- Direction
Write out every line of the material as it stands, apart from the pictures.

***

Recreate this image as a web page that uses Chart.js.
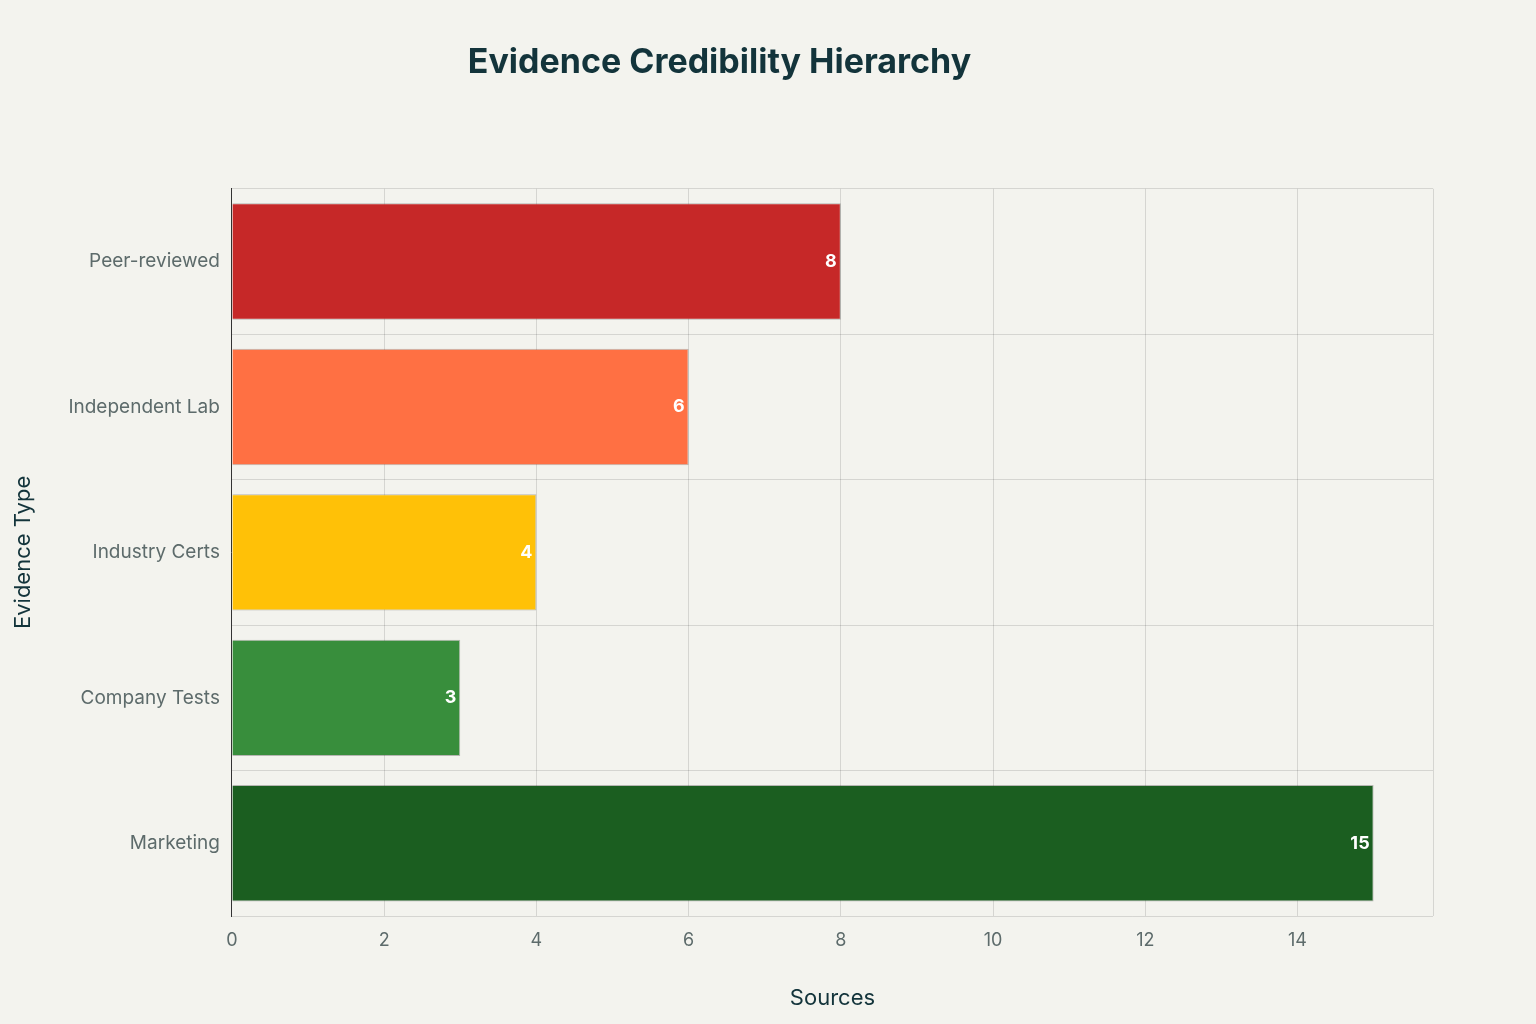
<!DOCTYPE html>
<html>
<head>
<meta charset="utf-8">
<script src="https://cdn.jsdelivr.net/npm/chart.js@4/dist/chart.umd.min.js"></script>
<style>
  html, body { margin: 0; padding: 0; background: #f3f3ee; }
  #wrap { width: 1536px; height: 1024px; }
</style>
</head>
<body>
<div id="wrap"><canvas id="chart"></canvas></div>
<script>
  // Chart data
  const categories = ['Peer-reviewed', 'Independent Lab', 'Industry Certs', 'Company Tests', 'Marketing'];
  const sources = [8, 6, 4, 3, 15];
  const barColors = ['#c62828', '#ff7043', '#ffc107', '#388e3c', '#1b5e20'];

  // white value labels inside the bar end
  const valueLabels = {
    id: 'valueLabels',
    afterDatasetsDraw(chart) {
      const ctx = chart.ctx;
      chart.getDatasetMeta(0).data.forEach((bar, i) => {
        ctx.save();
        ctx.font = 'bold 18px Inter, sans-serif';
        ctx.fillStyle = '#ffffff';
        ctx.textAlign = 'right';
        ctx.textBaseline = 'middle';
        ctx.fillText(String(sources[i]), bar.x - 4, bar.y);
        ctx.restore();
      });
    }
  };

  new Chart(document.getElementById('chart'), {
    type: 'bar',
    data: {
      labels: categories,
      datasets: [{
        label: 'Sources',
        data: sources,
        backgroundColor: barColors,
        borderColor: 'rgba(0,0,0,0.25)',
        borderWidth: 1,
        categoryPercentage: 0.8,
        barPercentage: 1
      }]
    },
    options: {
      indexAxis: 'y',
      responsive: true,
      maintainAspectRatio: false,
      animation: false,
      layout: { padding: { left: 6, right: 103, bottom: 8 } },
      plugins: {
        legend: { display: false },
        tooltip: { enabled: false },
        title: {
          display: true,
          text: 'Evidence Credibility Hierarchy',
          color: '#13343b',
          font: { family: 'Inter, sans-serif', size: 34, weight: 'bold' },
          padding: { top: 42, bottom: 106 }
        }
      },
      scales: {
        x: {
          min: 0,
          max: 15.78,
          grid: { color: 'rgba(0,0,0,0.12)', drawTicks: false },
          border: { display: false },
          ticks: {
            stepSize: 2,
            padding: 14,
            color: '#5d6b6b',
            font: { family: 'Inter, sans-serif', size: 18 },
            callback: v => (v % 2 === 0 ? v : '')
          },
          title: {
            display: true,
            text: 'Sources',
            color: '#13343b',
            font: { family: 'Inter, sans-serif', size: 22 },
            padding: { top: 20 }
          }
        },
        y: {
          grid: { color: 'rgba(0,0,0,0.12)', drawTicks: false },
          border: { display: true, color: '#333333' },
          ticks: {
            padding: 12,
            color: '#5d6b6b',
            font: { family: 'Inter, sans-serif', size: 19 }
          },
          title: {
            display: true,
            text: 'Evidence Type',
            color: '#13343b',
            font: { family: 'Inter, sans-serif', size: 22 },
            padding: { bottom: 20 }
          }
        }
      }
    },
    plugins: [valueLabels]
  });
</script>
</body>
</html>
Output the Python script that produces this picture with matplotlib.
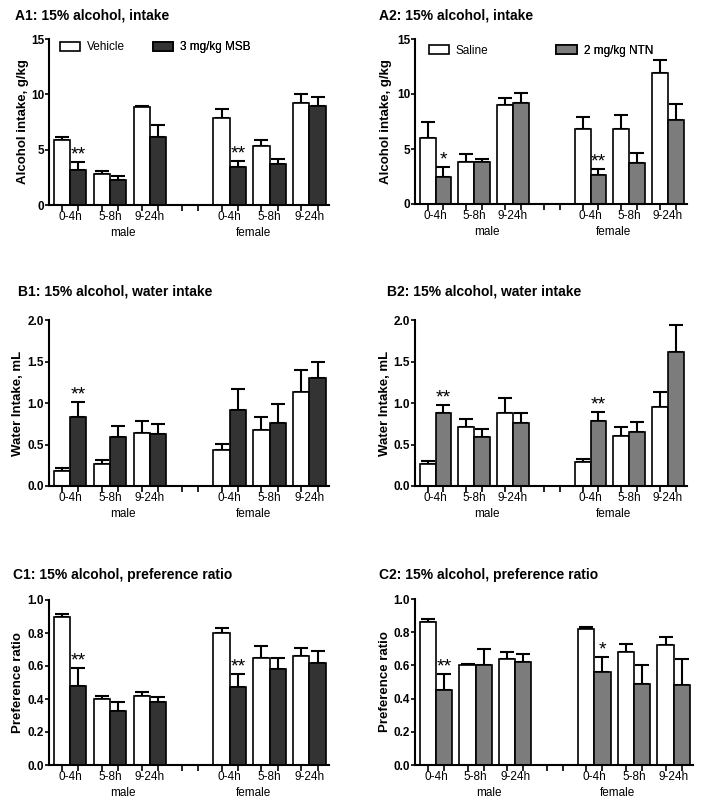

***

- Result
Recreate this image as a web page that uses Chart.js.
<!DOCTYPE html>
<html>
<head>
<meta charset="utf-8">
<script src="https://cdn.jsdelivr.net/npm/chart.js@4/dist/chart.umd.min.js"></script>
<style>
  html, body { margin: 0; padding: 0; background: #f3f3ee; }
  #wrap { width: 1536px; height: 1024px; }
</style>
</head>
<body>
<div id="wrap"><canvas id="chart"></canvas></div>
<script>
  // Chart data
  const categories = ['Peer-reviewed', 'Independent Lab', 'Industry Certs', 'Company Tests', 'Marketing'];
  const sources = [8, 6, 4, 3, 15];
  const barColors = ['#c62828', '#ff7043', '#ffc107', '#388e3c', '#1b5e20'];

  // white value labels inside the bar end
  const valueLabels = {
    id: 'valueLabels',
    afterDatasetsDraw(chart) {
      const ctx = chart.ctx;
      chart.getDatasetMeta(0).data.forEach((bar, i) => {
        ctx.save();
        ctx.font = 'bold 18px Inter, sans-serif';
        ctx.fillStyle = '#ffffff';
        ctx.textAlign = 'right';
        ctx.textBaseline = 'middle';
        ctx.fillText(String(sources[i]), bar.x - 4, bar.y);
        ctx.restore();
      });
    }
  };

  new Chart(document.getElementById('chart'), {
    type: 'bar',
    data: {
      labels: categories,
      datasets: [{
        label: 'Sources',
        data: sources,
        backgroundColor: barColors,
        borderColor: 'rgba(0,0,0,0.25)',
        borderWidth: 1,
        categoryPercentage: 0.8,
        barPercentage: 1
      }]
    },
    options: {
      indexAxis: 'y',
      responsive: true,
      maintainAspectRatio: false,
      animation: false,
      layout: { padding: { left: 6, right: 103, bottom: 8 } },
      plugins: {
        legend: { display: false },
        tooltip: { enabled: false },
        title: {
          display: true,
          text: 'Evidence Credibility Hierarchy',
          color: '#13343b',
          font: { family: 'Inter, sans-serif', size: 34, weight: 'bold' },
          padding: { top: 42, bottom: 106 }
        }
      },
      scales: {
        x: {
          min: 0,
          max: 15.78,
          grid: { color: 'rgba(0,0,0,0.12)', drawTicks: false },
          border: { display: false },
          ticks: {
            stepSize: 2,
            padding: 14,
            color: '#5d6b6b',
            font: { family: 'Inter, sans-serif', size: 18 },
            callback: v => (v % 2 === 0 ? v : '')
          },
          title: {
            display: true,
            text: 'Sources',
            color: '#13343b',
            font: { family: 'Inter, sans-serif', size: 22 },
            padding: { top: 20 }
          }
        },
        y: {
          grid: { color: 'rgba(0,0,0,0.12)', drawTicks: false },
          border: { display: true, color: '#333333' },
          ticks: {
            padding: 12,
            color: '#5d6b6b',
            font: { family: 'Inter, sans-serif', size: 19 }
          },
          title: {
            display: true,
            text: 'Evidence Type',
            color: '#13343b',
            font: { family: 'Inter, sans-serif', size: 22 },
            padding: { bottom: 20 }
          }
        }
      }
    },
    plugins: [valueLabels]
  });
</script>
</body>
</html>
Output the Python script that produces this picture with matplotlib.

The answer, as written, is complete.